Reputation: 66
I am still new to python and need help setting up a dataframe. I have a data set with 5 competitors, 3 possible sentiments and a number called Adjusted Count. Here is a sample data file: https://www.sendspace.com/file/0xfh5s
I need to create a dataframe which has competitors by sentiment and sum of Adjusted Count.
It should look like this:
Positive Balanced Negative Grand Total
A 335 208 33 576
B 346 170 97 613
C 573 90 454 1117
D 1955 1456 1762 5173
E 253 0 189 442
Grand Total 3462 1924 2535 7921
But instead this is what i'm currently getting:
Positive Balanced Negative Total
A 0 0 0 0
B 0 0 0 0
C 0 0 0 0
D 0 0 0 0
E 0 0 0 0
Here is my current code:
PATH_DATA = '...filename.xlsx'
df1 = pd.read_excel(PATH_DATA, 'A')
df2 = pd.read_excel(PATH_DATA, 'B')
df3 = pd.read_excel(PATH_DATA, 'C')
df4 = pd.read_excel(PATH_DATA, 'D')
df5 = pd.read_excel(PATH_DATA, 'E')
df_ALL = pd.concat([df1, df2, df3, df4, df5])

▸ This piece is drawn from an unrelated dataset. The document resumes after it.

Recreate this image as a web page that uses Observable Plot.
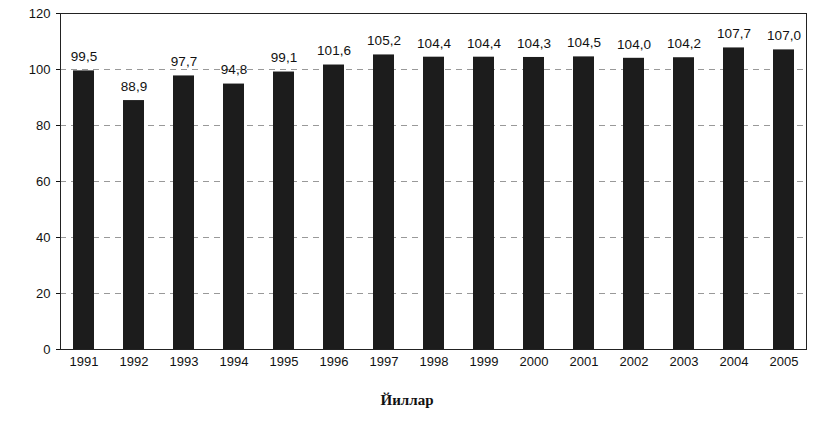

SENTIMENT_DIMENTION = 'Sentiment simplified'
SENTIMENT_ORDER = ['Positive', 'Balanced', 'Negative']
COMPETITOR_DIMENTION = 'Competitor Name'
COMPETITOR_ORDER = ['A', 'B', 'C', 'D', 'E']
AC_DIMENTION = 'Adjusted Count'
class Report:
def ACbysentiment(self, vdimention, hdimention, indexlist):
data = self.data
data = data.groupby([vdimention, hdimention]).size().unstack(1)
#data = data.groupby('Adjusted Count')[sumdimention].agg('sum')
data = data.reindex(columns=indexlist)
data['Total'] = data.sum(axis=1)
data.fillna(0, inplace = True)
data = data.sort_values('Total', ascending=True)
return data
df_ALL = df_ALL.replace(np.nan, NAN_VAL, regex=True)
S1 = Report(df_ALL)
S1_Competitor_Sentiment_AC = S1.ACbysentiment(COMPETITOR_DIMENTION, AC_DIMENTION, SENTIMENT_ORDER)
S1_Competitor_Sentiment_AC = pd.DataFrame(S1_Competitor_Sentiment_AC, index = COMPETITOR_ORDER)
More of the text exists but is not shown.